As an indicator of just how highly Tommy Pitera was thought of in the underground society that the Mafia is, Eddie Lino turned to Tommy Pitera to help kill Willie Boy Johnson, according to U.S. attorney David Shapiro and DEA agent Jim Hunt. Lino trusted very few people but he trusted Pitera. Lino, a natural-born killer, saw in Pitera the same traits, the same attitude he, Lino, had…it was as though they had come from the same womb. This was an extremely important hit and here, Eddie Lino was wholeheartedly involving Tommy Pitera, making him an intricate part of the hit team. That’s what Eddie Lino was good at: not necessarily doing the killing himself, but arranging the details—where and how it happened.
Pleased, gleefully, Pitera listened to Eddie giving him the job. For Pitera, this was like receiving an Oscar. John Gotti, after all, was the capo di tutti capi, the boss of bosses, one of the most famous mob bosses in history. He was on the cover of Time magazine; he was the Teflon Don; he was Superman in that world. If, Pitera knew, he did this well, it would help his career immeasurably.

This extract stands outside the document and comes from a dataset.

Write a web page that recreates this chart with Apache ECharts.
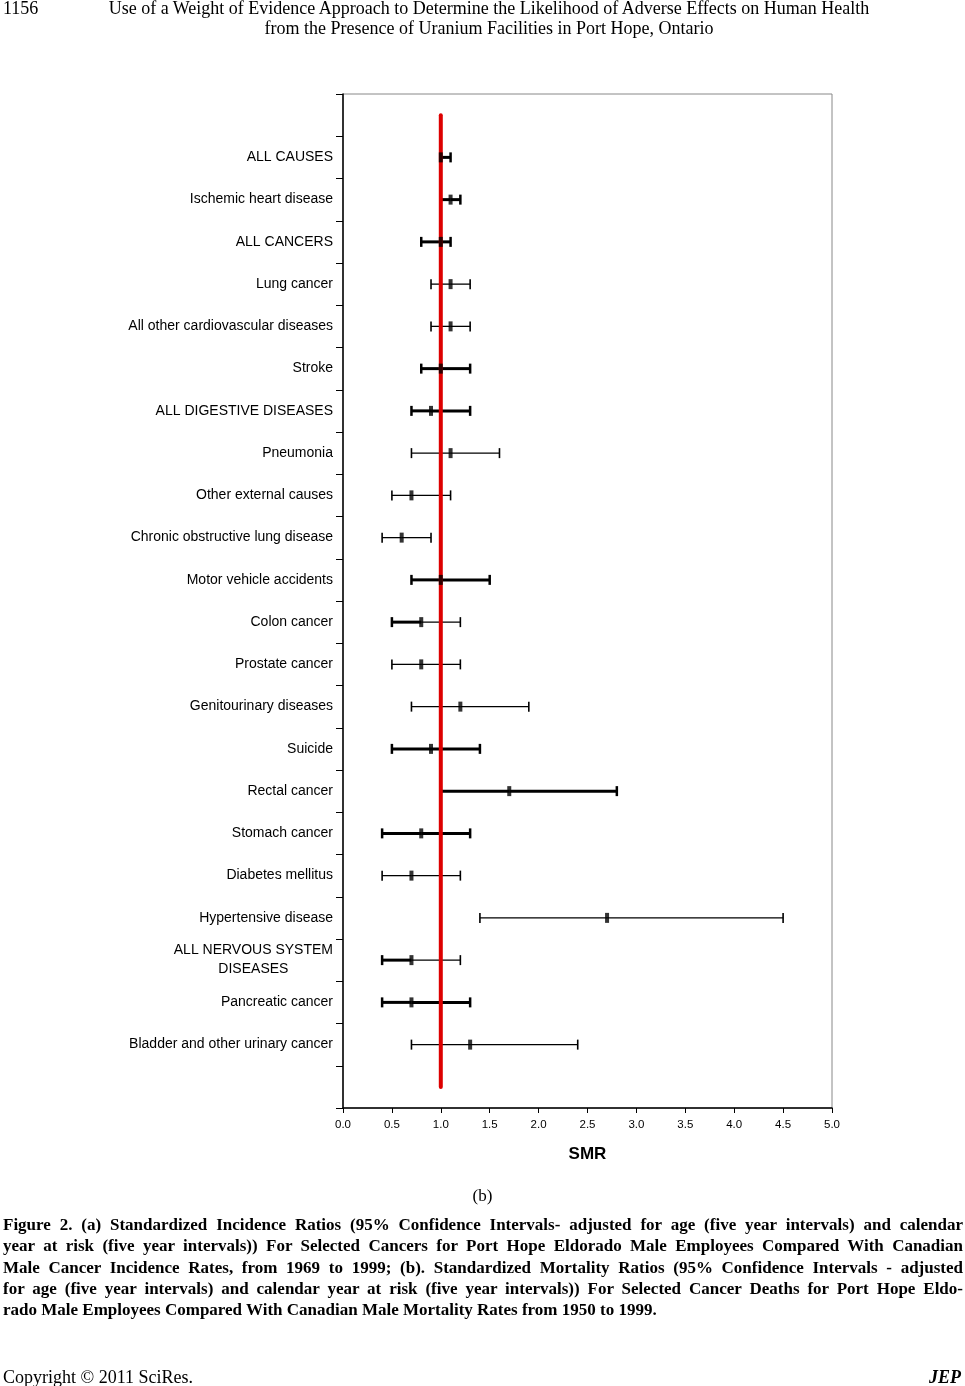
<!DOCTYPE html>
<html lang="en">
<head>
<meta charset="UTF-8">
<title>SMR by cause of death</title>
<style>
  body { margin: 0; background: #fff; }
  .serif { font-family: "Liberation Serif", "Times New Roman", serif; color: #000; position: absolute; }
  #caption div { text-align: justify; text-align-last: justify; white-space: nowrap; height: 21.3px; }
  #caption div.last { text-align-last: left; }
</style>
</head>
<body>
<div id="main" style="position:absolute; left:0; top:0; width:965px; height:1386px;"></div>

<div class="serif" style="left:3px; top:-2px; font-size:18px; line-height:20px;">1156</div>
<div class="serif" style="left:0; width:978px; top:-2px; font-size:18px; line-height:20px; text-align:center;">
  Use of a Weight of Evidence Approach to Determine the Likelihood of Adverse Effects on Human Health<br>
  from the Presence of Uranium Facilities in Port Hope, Ontario
</div>
<div class="serif" style="left:0; width:965px; top:1186px; font-size:17px; text-align:center;">(b)</div>
<div id="caption" class="serif" style="left:3px; width:960px; top:1214px; font-size:17px; font-weight:bold; line-height:21.3px;">
  <div>Figure 2. (a) Standardized Incidence Ratios (95% Confidence Intervals- adjusted for age (five year intervals) and calendar</div>
  <div>year at risk (five year intervals)) For Selected Cancers for Port Hope Eldorado Male Employees Compared With Canadian</div>
  <div>Male Cancer Incidence Rates, from 1969 to 1999; (b). Standardized Mortality Ratios (95% Confidence Intervals - adjusted</div>
  <div>for age (five year intervals) and calendar year at risk (five year intervals)) For Selected Cancer Deaths for Port Hope Eldo-</div>
  <div class="last">rado Male Employees Compared With Canadian Male Mortality Rates from 1950 to 1999.</div>
</div>
<div class="serif" style="left:3px; top:1367px; font-size:18px; line-height:20px;">Copyright © 2011 SciRes.</div>
<div class="serif" style="right:4px; top:1367px; font-size:18px; line-height:20px; font-weight:bold; font-style:italic;">JEP</div>

<script src="https://cdn.jsdelivr.net/npm/echarts@6/dist/echarts.min.js"></script>
<script type="text/javascript">
// causes of death, top to bottom
var categories = [
  'ALL CAUSES', 'Ischemic heart disease', 'ALL CANCERS', 'Lung cancer',
  'All other cardiovascular diseases', 'Stroke', 'ALL DIGESTIVE DISEASES', 'Pneumonia',
  'Other external causes', 'Chronic obstructive lung disease', 'Motor vehicle accidents',
  'Colon cancer', 'Prostate cancer', 'Genitourinary diseases', 'Suicide', 'Rectal cancer',
  'Stomach cancer', 'Diabetes mellitus', 'Hypertensive disease',
  'ALL NERVOUS SYSTEM\nDISEASES', 'Pancreatic cancer', 'Bladder and other urinary cancer'
];
var smr   = [1.0, 1.1, 1.0, 1.1, 1.1, 1.0, 0.9, 1.1, 0.7, 0.6, 1.0, 0.8, 0.8, 1.2, 0.9, 1.7, 0.8, 0.7, 2.7, 0.7, 0.7, 1.3];
var lower = [1.0, 1.0, 0.8, 0.9, 0.9, 0.8, 0.7, 0.7, 0.5, 0.4, 0.7, 0.5, 0.5, 0.7, 0.5, 1.0, 0.4, 0.4, 1.4, 0.4, 0.4, 0.7];
var upper = [1.1, 1.2, 1.1, 1.3, 1.3, 1.3, 1.3, 1.6, 1.1, 0.9, 1.5, 1.2, 1.2, 1.9, 1.4, 2.8, 1.3, 1.2, 4.5, 1.2, 1.3, 2.4];
var xTicks = { min: 0, max: 5, step: 0.5 };

// line weight of the left / right half of each bar (B = bold, t = thin), as drawn in the original
var halves = ['BB', 'BB', 'BB', 'tt', 'tt', 'BB', 'BB', 'tt', 'tt', 'tt', 'BB',
              'Bt', 'tt', 'tt', 'BB', 'BB', 'BB', 'tt', 'tt', 'Bt', 'BB', 'tt'];

// empty slot above and below the list
var yData = [''].concat(categories, ['']);

var barData = categories.map(function (c, i) {
  return [lower[i], smr[i], upper[i], i + 1, i];
});
var pointData = categories.map(function (c, i) {
  return [smr[i], i + 1];
});

var myChart = echarts.init(document.getElementById('main'));

function renderBar(params, api) {
  var row = api.value(4);
  var y = api.value(3);
  var lo = api.coord([api.value(0), y]);
  var mid = api.coord([api.value(1), y]);
  var hi = api.coord([api.value(2), y]);
  var wl = halves[row][0] === 'B' ? 3 : 1.3;
  var wr = halves[row][1] === 'B' ? 3 : 1.3;
  var capL = halves[row][0] === 'B' ? 2.5 : 1.6;
  var capR = halves[row][1] === 'B' ? 2.5 : 1.6;
  var h = 5;
  return {
    type: 'group',
    children: [
      { type: 'line', shape: { x1: lo[0], y1: lo[1], x2: mid[0], y2: mid[1] }, style: { stroke: '#000', lineWidth: wl } },
      { type: 'line', shape: { x1: mid[0], y1: mid[1], x2: hi[0], y2: hi[1] }, style: { stroke: '#000', lineWidth: wr } },
      { type: 'line', shape: { x1: lo[0], y1: lo[1] - h, x2: lo[0], y2: lo[1] + h }, style: { stroke: '#000', lineWidth: capL } },
      { type: 'line', shape: { x1: hi[0], y1: hi[1] - h, x2: hi[0], y2: hi[1] + h }, style: { stroke: '#000', lineWidth: capR } }
    ]
  };
}

myChart.setOption({
  backgroundColor: 'transparent',
  animation: false,
  grid: {
    left: 343, right: 133, top: 94, bottom: 278,
    show: true, borderColor: '#888', borderWidth: 1
  },
  xAxis: {
    type: 'value',
    min: xTicks.min, max: xTicks.max, interval: xTicks.step,
    splitLine: { show: false },
    axisLine: { show: true, lineStyle: { color: '#000', width: 1.5 } },
    axisTick: { show: true, length: 5, lineStyle: { color: '#000' } },
    axisLabel: {
      margin: 11, fontSize: 11.5, color: '#000', fontFamily: 'Liberation Sans, Arial',
      formatter: function (v) { return v.toFixed(1); }
    },
    name: 'SMR', nameLocation: 'middle', nameGap: 38,
    nameTextStyle: { fontSize: 17, fontWeight: 'bold', color: '#000', fontFamily: 'Liberation Sans, Arial' }
  },
  yAxis: {
    type: 'category',
    data: yData,
    inverse: true,
    boundaryGap: true,
    axisLine: { show: true, lineStyle: { color: '#000', width: 1.5 } },
    axisTick: { show: true, length: 7, interval: 0, lineStyle: { color: '#000' } },
    axisLabel: {
      interval: 0, margin: 10, fontSize: 14, color: '#000', fontFamily: 'Liberation Sans, Arial',
      lineHeight: 19,
      formatter: function (v) {
        if (v.indexOf('\n') < 0) return v;
        return v.split('\n').map(function (s) { return '{c|' + s + '}'; }).join('\n');
      },
      rich: {
        c: { align: 'center', fontSize: 14, color: '#000', fontFamily: 'Liberation Sans, Arial', lineHeight: 19 }
      }
    },
    splitLine: { show: false }
  },
  series: [
    {
      type: 'custom',
      renderItem: renderBar,
      encode: { x: [0, 1, 2], y: 3 },
      data: barData,
      z: 2
    },
    {
      type: 'line',
      data: [[1, 0], [1, yData.length - 1]],
      symbol: 'none',
      lineStyle: { color: '#dd0000', width: 4, cap: 'round' },
      z: 3
    },
    {
      type: 'scatter',
      data: pointData,
      symbol: 'rect',
      symbolSize: [4, 10],
      itemStyle: { color: '#000' },
      z: 4
    }
  ]
});
</script>
</body>
</html>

Everyone would look up to him, point at him. He would be an omnipotent presence in La Cosa Nostra.
“I’m honored,” Pitera said, and went about the business at hand—killing Willie Boy Johnson, a seasoned killer himself. Before, however, Pitera could do the job, he had to get permission from his boss—Bonanno capo Frankie Lino. Lino, in turn, went to the underboss of the family, Anthony Spero. Both gave permission for Pitera to fill the contract. This would, they both knew, bolster the relationship between the Bonannos and the Gambinos. It was a good thing.

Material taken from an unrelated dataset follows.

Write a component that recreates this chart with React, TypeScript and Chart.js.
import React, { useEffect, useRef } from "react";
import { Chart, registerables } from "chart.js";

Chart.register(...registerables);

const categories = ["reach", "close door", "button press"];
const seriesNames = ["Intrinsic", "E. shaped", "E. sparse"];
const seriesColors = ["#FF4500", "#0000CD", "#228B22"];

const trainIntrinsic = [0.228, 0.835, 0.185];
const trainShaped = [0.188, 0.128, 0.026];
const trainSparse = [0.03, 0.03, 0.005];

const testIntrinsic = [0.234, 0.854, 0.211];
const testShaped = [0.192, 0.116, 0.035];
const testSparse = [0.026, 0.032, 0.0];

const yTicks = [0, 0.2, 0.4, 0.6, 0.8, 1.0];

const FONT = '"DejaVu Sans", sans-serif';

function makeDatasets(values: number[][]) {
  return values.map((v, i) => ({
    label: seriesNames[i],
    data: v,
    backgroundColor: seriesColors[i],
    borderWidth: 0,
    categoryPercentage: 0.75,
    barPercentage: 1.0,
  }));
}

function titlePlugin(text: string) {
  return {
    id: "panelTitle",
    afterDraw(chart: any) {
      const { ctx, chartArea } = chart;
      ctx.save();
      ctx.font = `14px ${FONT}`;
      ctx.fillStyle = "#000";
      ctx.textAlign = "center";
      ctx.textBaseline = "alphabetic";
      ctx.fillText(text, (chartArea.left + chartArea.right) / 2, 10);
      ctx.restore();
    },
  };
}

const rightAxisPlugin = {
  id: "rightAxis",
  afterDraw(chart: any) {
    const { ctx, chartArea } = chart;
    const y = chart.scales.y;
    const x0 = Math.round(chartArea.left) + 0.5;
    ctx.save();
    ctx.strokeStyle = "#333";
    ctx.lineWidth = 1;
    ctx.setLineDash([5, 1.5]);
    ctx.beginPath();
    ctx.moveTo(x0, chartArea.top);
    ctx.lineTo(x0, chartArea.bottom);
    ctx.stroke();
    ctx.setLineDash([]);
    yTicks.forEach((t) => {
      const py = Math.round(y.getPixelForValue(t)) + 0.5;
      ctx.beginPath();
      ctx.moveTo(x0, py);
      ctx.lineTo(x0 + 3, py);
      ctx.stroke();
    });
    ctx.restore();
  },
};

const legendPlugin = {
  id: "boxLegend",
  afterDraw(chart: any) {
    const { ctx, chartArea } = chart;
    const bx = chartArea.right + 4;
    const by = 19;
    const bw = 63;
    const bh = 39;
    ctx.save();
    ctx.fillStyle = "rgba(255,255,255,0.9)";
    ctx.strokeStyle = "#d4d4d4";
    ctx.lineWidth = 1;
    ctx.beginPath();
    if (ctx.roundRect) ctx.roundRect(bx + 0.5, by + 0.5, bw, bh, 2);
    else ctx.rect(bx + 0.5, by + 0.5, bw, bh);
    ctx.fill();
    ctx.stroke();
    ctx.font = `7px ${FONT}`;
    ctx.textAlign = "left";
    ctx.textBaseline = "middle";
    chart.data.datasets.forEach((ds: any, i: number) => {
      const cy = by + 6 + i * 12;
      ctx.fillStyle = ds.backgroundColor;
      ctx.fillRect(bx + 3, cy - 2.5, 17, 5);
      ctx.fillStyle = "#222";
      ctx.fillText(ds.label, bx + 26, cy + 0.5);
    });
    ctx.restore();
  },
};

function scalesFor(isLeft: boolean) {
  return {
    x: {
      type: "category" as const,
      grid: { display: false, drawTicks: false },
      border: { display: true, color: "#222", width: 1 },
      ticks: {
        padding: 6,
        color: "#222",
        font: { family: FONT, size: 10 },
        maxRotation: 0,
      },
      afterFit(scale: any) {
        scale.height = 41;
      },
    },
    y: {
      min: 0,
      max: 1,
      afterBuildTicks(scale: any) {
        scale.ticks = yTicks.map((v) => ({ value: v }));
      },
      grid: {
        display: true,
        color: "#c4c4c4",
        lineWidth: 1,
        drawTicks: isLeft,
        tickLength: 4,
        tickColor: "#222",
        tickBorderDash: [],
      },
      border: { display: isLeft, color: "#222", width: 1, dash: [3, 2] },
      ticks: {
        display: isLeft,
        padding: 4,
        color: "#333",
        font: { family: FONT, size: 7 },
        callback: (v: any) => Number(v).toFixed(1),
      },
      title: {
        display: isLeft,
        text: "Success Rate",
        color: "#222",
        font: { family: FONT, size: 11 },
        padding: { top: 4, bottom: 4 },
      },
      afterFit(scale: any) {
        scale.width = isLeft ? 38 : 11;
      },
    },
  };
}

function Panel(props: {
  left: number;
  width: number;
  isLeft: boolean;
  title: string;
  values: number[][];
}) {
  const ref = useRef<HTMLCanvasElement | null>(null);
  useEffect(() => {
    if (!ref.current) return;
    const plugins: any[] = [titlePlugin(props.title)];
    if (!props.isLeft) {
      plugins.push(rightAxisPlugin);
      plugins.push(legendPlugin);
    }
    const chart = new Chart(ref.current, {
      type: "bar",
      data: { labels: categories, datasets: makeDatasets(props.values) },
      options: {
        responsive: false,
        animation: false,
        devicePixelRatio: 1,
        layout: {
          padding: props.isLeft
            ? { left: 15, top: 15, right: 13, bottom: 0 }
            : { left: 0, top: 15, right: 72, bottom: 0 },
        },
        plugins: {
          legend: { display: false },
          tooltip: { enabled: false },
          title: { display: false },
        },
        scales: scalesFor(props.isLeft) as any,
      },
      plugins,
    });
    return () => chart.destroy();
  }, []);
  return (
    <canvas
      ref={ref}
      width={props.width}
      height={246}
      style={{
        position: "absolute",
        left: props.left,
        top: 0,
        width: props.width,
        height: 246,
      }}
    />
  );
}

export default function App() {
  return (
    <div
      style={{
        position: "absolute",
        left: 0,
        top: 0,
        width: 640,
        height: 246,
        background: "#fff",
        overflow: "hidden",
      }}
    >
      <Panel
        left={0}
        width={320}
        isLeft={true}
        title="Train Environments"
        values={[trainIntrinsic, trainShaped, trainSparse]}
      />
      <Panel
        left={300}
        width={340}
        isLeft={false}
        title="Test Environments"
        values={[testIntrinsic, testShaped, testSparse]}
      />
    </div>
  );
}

At six A.M. on the morning of August 29, 1988, Willie Boy Johnson nonchalantly left his house, took a right, and began walking. He was wearing dungarees and a jean shirt. On his block, there was a two-story house being built, a construction site. As he walked, he saw Tommy Pitera suddenly step out from behind a mound of sand. He immediately knew what was up. Seemingly out of nowhere, Pitera’s trusted aide-de-camp, Kojak Giattino, and the premiere assassin in the Gambino family, Eddie Lino, appeared with guns in hand. Seemingly as one, all three shot at the large fleeing form of Willie Boy Johnson. Calmly, Pitera knelt down and positioned himself, cupped his left hand in his right hand, took careful aim, and drilled Johnson with holes. Johnson went down, shot some ten times. Pitera had used a special bullet on him, a Glaser round, the one he had used on Phyllis Burdi. Each of the Glaser rounds did horrific damage to the inside of Johnson’s body. As Johnson’s blood pooled on the hot August street, Pitera and Kojak spread a link of spikes across the street and they got in a stolen car and pulled away. The spikes would prevent anyone from following them and indicated the wide expanse of Pitera’s killing acumen.

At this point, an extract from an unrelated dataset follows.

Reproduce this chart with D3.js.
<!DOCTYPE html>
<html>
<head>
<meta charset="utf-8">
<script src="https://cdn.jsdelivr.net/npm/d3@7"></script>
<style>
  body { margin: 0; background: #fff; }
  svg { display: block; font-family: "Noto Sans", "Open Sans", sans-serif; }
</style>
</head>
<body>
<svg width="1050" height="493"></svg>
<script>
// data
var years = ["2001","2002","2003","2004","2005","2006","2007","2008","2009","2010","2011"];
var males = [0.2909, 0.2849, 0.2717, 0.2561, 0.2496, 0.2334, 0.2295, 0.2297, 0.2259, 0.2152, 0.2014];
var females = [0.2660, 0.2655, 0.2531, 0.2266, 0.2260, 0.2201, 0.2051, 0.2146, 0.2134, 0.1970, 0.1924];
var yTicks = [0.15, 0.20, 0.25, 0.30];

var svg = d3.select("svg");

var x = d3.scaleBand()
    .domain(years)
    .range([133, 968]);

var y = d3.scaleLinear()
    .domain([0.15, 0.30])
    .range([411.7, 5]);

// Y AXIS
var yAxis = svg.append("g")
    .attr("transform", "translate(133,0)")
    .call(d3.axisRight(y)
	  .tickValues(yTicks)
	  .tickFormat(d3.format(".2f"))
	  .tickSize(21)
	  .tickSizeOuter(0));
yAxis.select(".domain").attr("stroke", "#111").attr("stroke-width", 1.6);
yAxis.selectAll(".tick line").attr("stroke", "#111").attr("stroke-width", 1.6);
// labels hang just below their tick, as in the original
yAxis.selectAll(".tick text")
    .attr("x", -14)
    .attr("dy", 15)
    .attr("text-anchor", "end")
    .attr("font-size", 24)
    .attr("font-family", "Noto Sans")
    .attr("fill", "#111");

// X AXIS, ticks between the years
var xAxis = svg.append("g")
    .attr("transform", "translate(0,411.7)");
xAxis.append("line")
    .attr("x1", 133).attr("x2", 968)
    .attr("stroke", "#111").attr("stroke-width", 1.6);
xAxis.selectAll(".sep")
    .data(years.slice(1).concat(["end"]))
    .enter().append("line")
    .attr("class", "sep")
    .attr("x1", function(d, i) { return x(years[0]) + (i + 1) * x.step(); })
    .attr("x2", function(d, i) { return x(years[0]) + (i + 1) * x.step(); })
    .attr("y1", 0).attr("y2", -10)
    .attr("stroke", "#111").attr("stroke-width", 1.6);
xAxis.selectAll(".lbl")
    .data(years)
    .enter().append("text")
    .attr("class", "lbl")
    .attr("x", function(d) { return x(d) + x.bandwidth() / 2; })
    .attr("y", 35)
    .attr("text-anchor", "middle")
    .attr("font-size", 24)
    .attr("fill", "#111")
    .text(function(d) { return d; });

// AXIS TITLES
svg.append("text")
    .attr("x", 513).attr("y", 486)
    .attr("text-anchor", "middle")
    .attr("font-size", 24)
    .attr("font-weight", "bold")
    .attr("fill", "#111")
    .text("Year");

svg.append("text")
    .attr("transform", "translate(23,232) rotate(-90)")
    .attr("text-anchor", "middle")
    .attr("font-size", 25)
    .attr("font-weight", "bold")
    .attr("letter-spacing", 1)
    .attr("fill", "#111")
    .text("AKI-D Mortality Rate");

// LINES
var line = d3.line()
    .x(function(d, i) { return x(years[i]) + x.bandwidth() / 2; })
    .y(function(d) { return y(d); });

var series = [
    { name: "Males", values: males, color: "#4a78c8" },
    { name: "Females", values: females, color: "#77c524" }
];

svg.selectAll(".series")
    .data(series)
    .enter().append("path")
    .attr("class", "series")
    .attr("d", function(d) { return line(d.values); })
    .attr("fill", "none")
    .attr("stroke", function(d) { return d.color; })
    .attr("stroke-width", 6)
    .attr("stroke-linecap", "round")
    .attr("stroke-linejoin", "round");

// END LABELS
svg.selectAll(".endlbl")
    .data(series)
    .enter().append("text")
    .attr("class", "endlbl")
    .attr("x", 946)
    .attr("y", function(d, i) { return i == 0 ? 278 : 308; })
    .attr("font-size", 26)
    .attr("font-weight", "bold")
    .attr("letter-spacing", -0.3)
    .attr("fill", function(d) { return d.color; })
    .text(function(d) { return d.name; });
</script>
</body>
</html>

Thus Willie Boy Johnson was killed and Tommy Pitera acquired a new twenty-four-karat-gold stature within the tight fraternity of La Cosa Nostra—an Oscar for murder.
Later, when John Gotti learned that Willie Boy Johnson was dead, he was pleased. It would be just a matter of time before he rewarded Pitera handsomely.
It didn’t take long for Jim Hunt and Tommy Geisel to hear, by way of the Brooklyn jungle drums, that Tommy Pitera had taken out Willie Boy Johnson, known on the street as “the Indian.” A rumor, Hunt knew, was one thing…proof was another.